Senior Saudis argue that both economic reform and constitutional rule are vital in a deteriorating economic climate. ‘The British will receive a great deal of oil in return for the Tornados,’ said a Saudi diplomat. ‘This is deducted from revenue and oil will flood the market, hitting our finances badly. Inflation may rise beyond 100 per cent. Financial accountability and shared power would persuade Saudis to accept economic restraints and taxes more easily.’ Freedom of speech would also allow the majority of those Muslims who are open to the modern world to challenge fundamentalism, in the name not of Western but of Islamic liberalism – a powerful latent force throughout the Arab world. An elected Saudi Arabian parliament would be Islamic in complexion, but the competition between different religious groups and opinions in an elected body would itself generate much more freedom than there is at present. Yet the plan which is currently under consideration in Saudi Arabia would automatically give the Wahhabis a third of the seats in a consultative assembly without any provision for freedom of speech.
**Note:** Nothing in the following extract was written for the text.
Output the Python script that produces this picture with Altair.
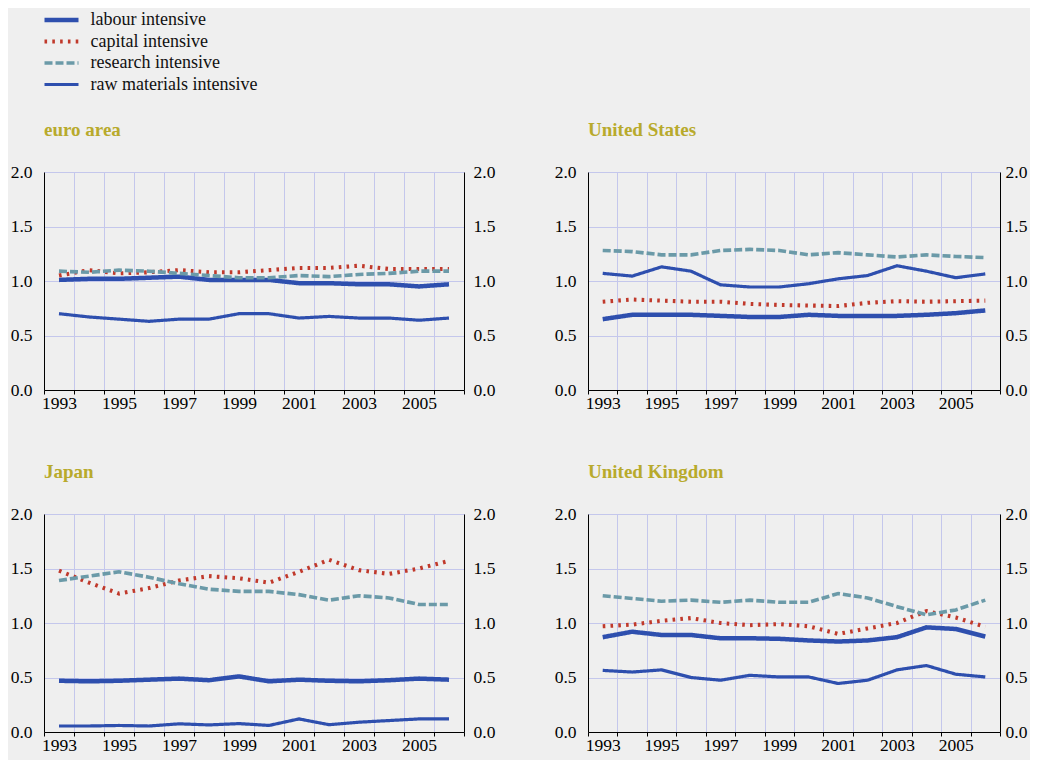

In Western ministerial circles, the simmering Saudi crisis is an embarrassing taboo. An American source put it quite simply: ‘They don’t know what to do.’ Constitutional reform in Saudi Arabia would not come cost-free to the West. Probable re-negotiation of defence contracts – in particular, the 26 billion dollars’ worth of arms purchases since the Gulf War – would lose tens of thousands of jobs in the US and UK alone. An elected parliament in Saudi could be relied on to investigate scandals, as the Kuwaitis are now doing following their elections. Saudi would certainly complain at the slow pace of the Middle East peace process. But it would be as well to remember that the same considerations led Western Governments to support Saddam Hussein – until it was too late.